Task goal
Report each line of the data that includes the word "matplotlib".

[Start]

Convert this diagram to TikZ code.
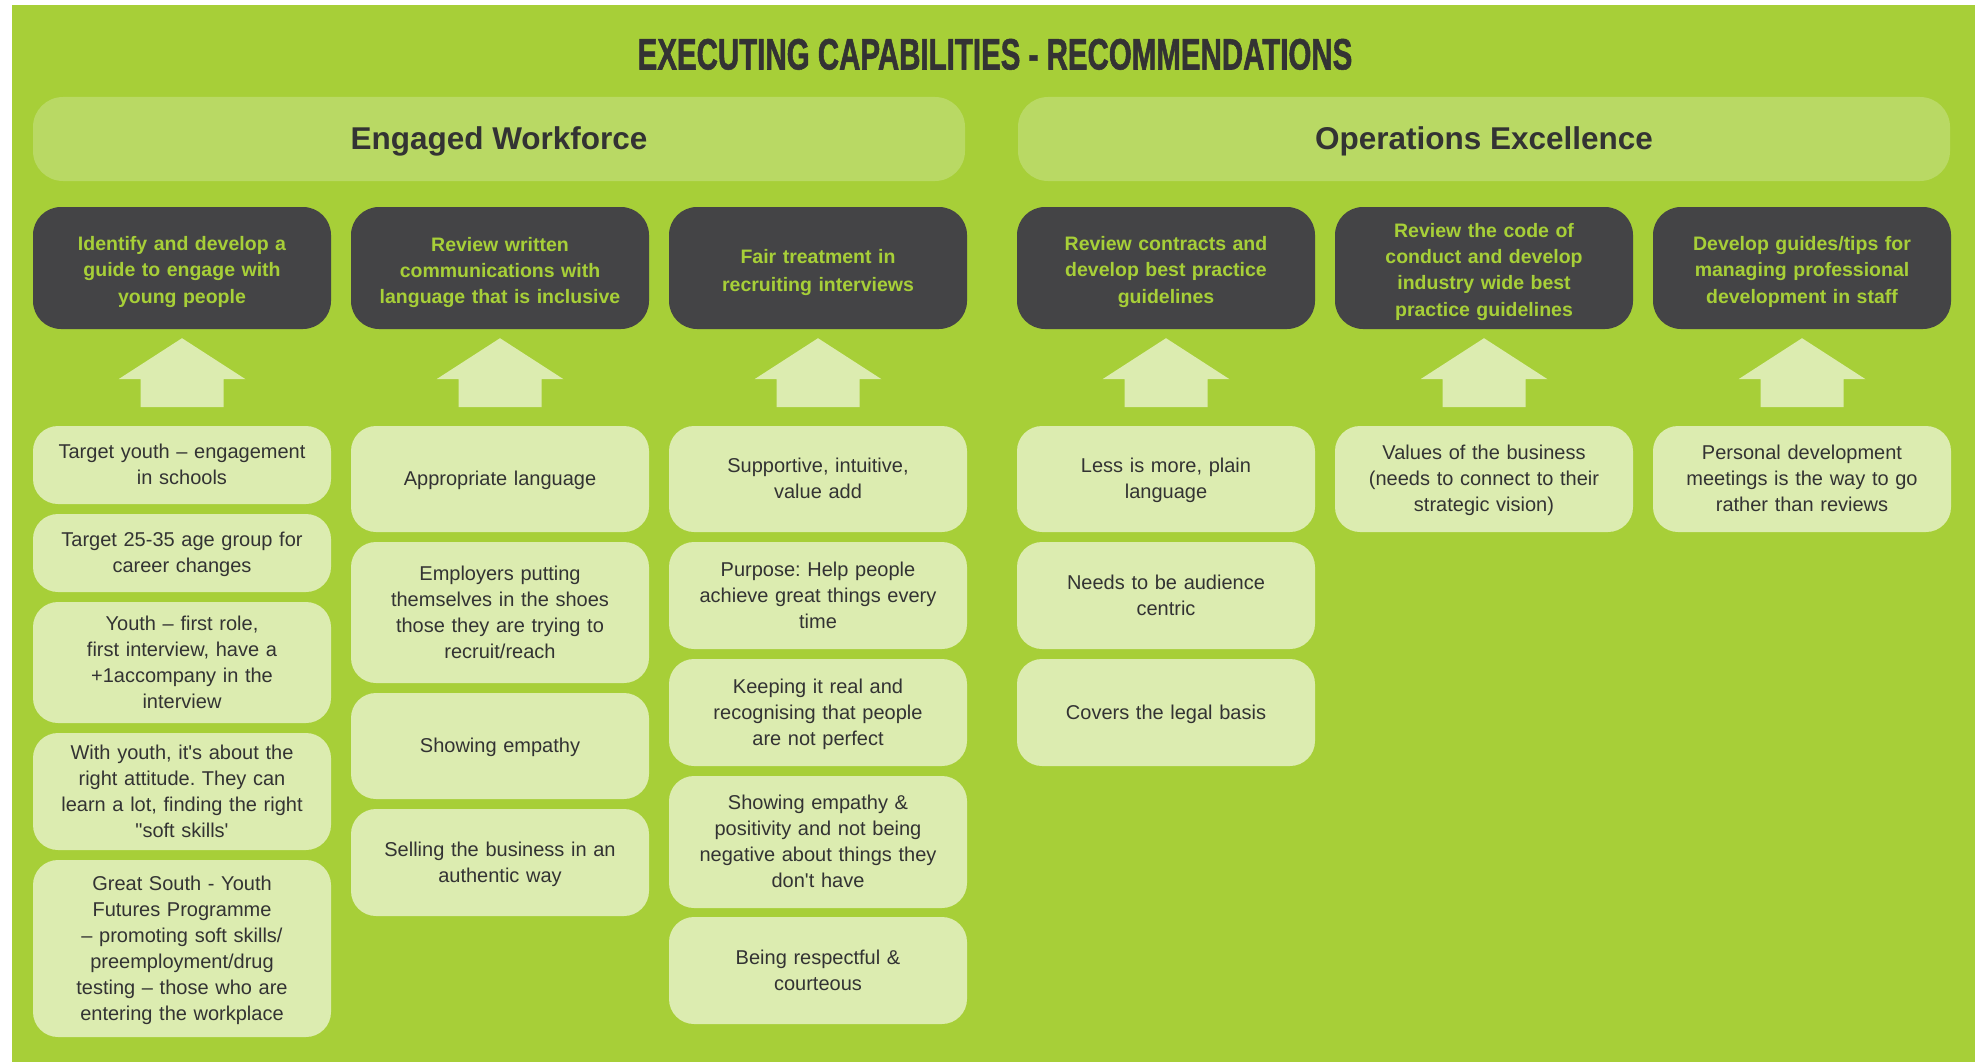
\documentclass[tikz,border=0pt]{standalone}
\usepackage{fontspec}
\setmainfont{Liberation Sans}
\newfontfamily\titlefont[FakeStretch=0.67,BoldFeatures={FakeBold=1.2}]{Liberation Sans}
\font\qfont="Liberation Sans" at 20pt
\usetikzlibrary{calc}
\frenchspacing
\definecolor{bg}{HTML}{A7CF38}
\definecolor{headbar}{HTML}{B9D964}
\definecolor{darkbox}{HTML}{444446}
\definecolor{lightbox}{HTML}{DCECB0}
\definecolor{txt}{HTML}{333333}
\newcommand{\aq}{{\qfont\char"27}}
\newcommand{\dq}{{\qfont\char"22}}
\newcommand{\lstrut}{\rule[-5.4pt]{0pt}{24.6pt}}
\newcommand{\dstrut}{\rule[-4.5pt]{0pt}{27pt}}
\newcommand{\hstrut}{\rule[-7pt]{0pt}{34.6pt}}
\tikzset{
  dbox/.style={fill=darkbox, rounded corners=28pt, minimum width=298pt, minimum height=122pt,
    text width=280pt, align=center, inner sep=0pt, text=bg, font=\fontsize{19.5}{26}\selectfont\bfseries,
    execute at begin node=\dstrut, execute at end node=\dstrut},
  lbox/.style={fill=lightbox, rounded corners=25pt, minimum width=298pt, text width=280pt,
    align=center, inner sep=0pt, text=txt, font=\fontsize{20}{26}\selectfont,
    execute at begin node=\lstrut, execute at end node=\lstrut},
  hbar/.style={fill=headbar, rounded corners=30pt, minimum width=932pt, minimum height=84pt,
    inner sep=0pt, text=txt, font=\fontsize{31.5}{36}\selectfont\bfseries,
    execute at begin node=\hstrut},
  uparrow/.style={fill=lightbox}
}
% \lb{name}{cx}{top}{bottom}{text}
\newcommand{\lb}[5]{\node[lbox, minimum height={#4pt-#3pt}] (#1) at (#2,{(#3+#4)/2}) {#5};}
\begin{document}
\begin{tikzpicture}[x=1pt,y=-1pt]
\useasboundingbox (0,0) rectangle (1975,1062);
\fill[bg] (12,5) rectangle (1975,1062);
\node[anchor=base, text=txt, font=\titlefont\bfseries\fontsize{44}{50}\selectfont] (title) at (995,69.5) {EXECUTING CAPABILITIES - RECOMMENDATIONS};
\node[hbar] (ew) at (499,139) {Engaged Workforce};
\node[hbar] (oe) at (1484,139) {Operations Excellence};
% dark boxes
\node[dbox] (d1) at (182,268) {Identify and develop a\\guide to engage with\\young people};
\node[dbox] (d2) at (500,268) {Review written\\communications with\\language that is inclusive};
\node[dbox] (d3) at (818,268) {Fair treatment in\\recruiting interviews};
\node[dbox] (d4) at (1166,268) {Review contracts and\\develop best practice\\guidelines};
\node[dbox] (d5) at (1484,268) {Review the code of\\conduct and develop\\industry wide best\\practice guidelines};
\node[dbox] (d6) at (1802,268) {Develop guides/tips for\\managing professional\\development in staff};
% arrows
\foreach \n in {d1,d2,d3,d4,d5,d6}
  \fill[uparrow] ($(\n.south)+(0,9)$) -- ++(63.5,41) -- ++(-22,0) -- ++(0,28) -- ++(-83,0) -- ++(0,-28) -- ++(-22,0) -- cycle;
% column 1
\lb{a1}{182}{426}{504}{Target youth – engagement\\in schools}
\lb{a2}{182}{514}{592}{Target 25-35 age group for\\career changes}
\lb{a3}{182}{602}{723}{Youth – first role,\\first interview, have a\\+1accompany in the\\interview}
\lb{a4}{182}{733}{850}{With youth, it\aq s about the\\right attitude. They can\\learn a lot, finding the right\\\dq soft skills\aq}
\lb{a5}{182}{860}{1037}{Great South - Youth\\Futures Programme\\– promoting soft skills/\\preemployment/drug\\testing – those who are\\entering the workplace}
% column 2
\lb{b1}{500}{426}{532}{Appropriate language}
\lb{b2}{500}{542}{683}{Employers putting\\themselves in the shoes\\those they are trying to\\recruit/reach}
\lb{b3}{500}{693}{799}{Showing empathy}
\lb{b4}{500}{809}{916}{Selling the business in an\\authentic way}
% column 3
\lb{c1}{818}{426}{532}{Supportive, intuitive,\\value add}
\lb{c2}{818}{542}{649}{Purpose: Help people\\achieve great things every\\time}
\lb{c3}{818}{659}{766}{Keeping it real and\\recognising that people\\are not perfect}
\lb{c4}{818}{776}{908}{Showing empathy \&\\positivity and not being\\negative about things they\\don\aq t have}
\lb{c5}{818}{917}{1024}{Being respectful \&\\courteous}
% column 4
\lb{e1}{1166}{426}{532}{Less is more, plain\\language}
\lb{e2}{1166}{542}{649}{Needs to be audience\\centric}
\lb{e3}{1166}{659}{766}{Covers the legal basis}
% column 5, 6
\lb{f1}{1484}{426}{532}{Values of the business\\(needs to connect to their\\strategic vision)}
\lb{g1}{1802}{426}{532}{Personal development\\meetings is the way to go\\rather than reviews}
\end{tikzpicture}
\end{document}
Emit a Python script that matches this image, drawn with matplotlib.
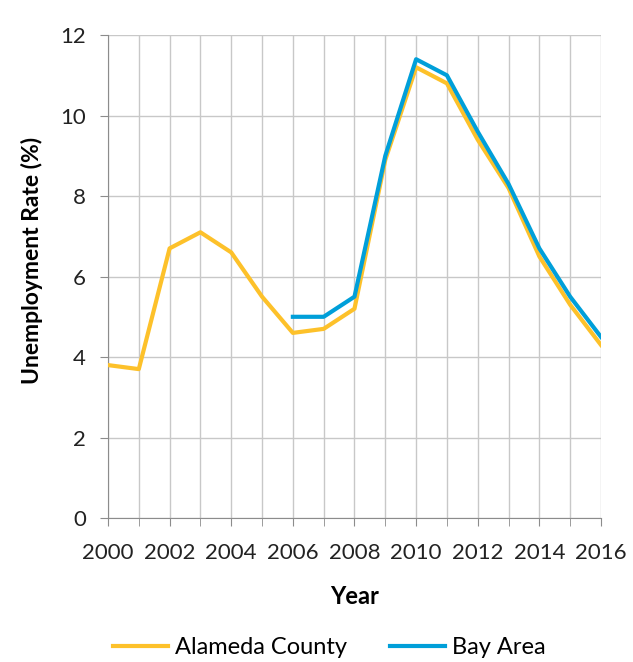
import matplotlib.pyplot as plt

plt.rcParams['font.family'] = ['Lato', 'DejaVu Sans']

years = list(range(2000, 2017))
alameda = [3.8, 3.7, 6.7, 7.1, 6.6, 5.5, 4.6, 4.7, 5.2, 8.9, 11.2, 10.8, 9.4, 8.2, 6.5, 5.3, 4.3]
bay_years = list(range(2006, 2017))
bay_area = [5.0, 5.0, 5.5, 9.0, 11.4, 11.0, 9.6, 8.3, 6.7, 5.5, 4.5]

fig = plt.figure(figsize=(6.33, 6.62), dpi=100)
ax = fig.add_axes([0.1706, 0.2175, 0.7788, 0.7295])

ax.plot(years, alameda, color='#FDC12A', lw=3.0, solid_joinstyle='round', label='Alameda County', zorder=3)
ax.plot(bay_years, bay_area, color='#009FD9', lw=3.0, solid_joinstyle='round', label='Bay Area', zorder=4)

ax.set_xlim(2000, 2016)
ax.set_ylim(0, 12)
ax.set_xticks(range(2000, 2017, 2))
ax.set_xticks(range(2000, 2017), minor=True)
ax.set_yticks(range(0, 13, 2))
ax.grid(True, which='both', axis='x', color='#C8C8C8', lw=1)
ax.grid(True, which='major', axis='y', color='#C8C8C8', lw=1)
ax.set_axisbelow(True)

for s in ['top', 'right']:
    ax.spines[s].set_visible(False)
ax.spines['left'].set_color('#8C8C8C')
ax.spines['bottom'].set_color('#8C8C8C')
ax.tick_params(axis='both', which='both', colors='#8C8C8C', labelcolor='#222222', labelsize=16)
ax.tick_params(axis='x', which='both', length=6, pad=12)
ax.tick_params(axis='y', length=6, pad=10)

ax.set_xlabel('Year', fontsize=17, fontweight='bold')
ax.set_ylabel('Unemployment Rate (%)', fontsize=16.5, fontweight='bold')
ax.xaxis.set_label_coords(0.5, -0.138)
ax.yaxis.set_label_coords(-0.132, 0.534)

fig.legend(loc='center', bbox_to_anchor=(0.52, 0.022), ncol=2, frameon=False,
           fontsize=17, handlelength=2.33, columnspacing=1.8, handletextpad=0.3)

fig.savefig('out.png', dpi=100)
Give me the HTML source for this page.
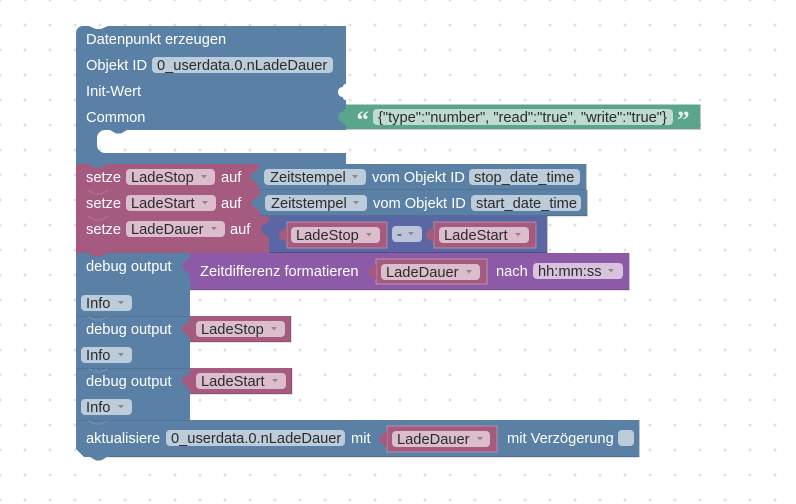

[End]

Output for this task
Emit a Python script that matches this image, drawn with matplotlib.
import matplotlib.pyplot as plt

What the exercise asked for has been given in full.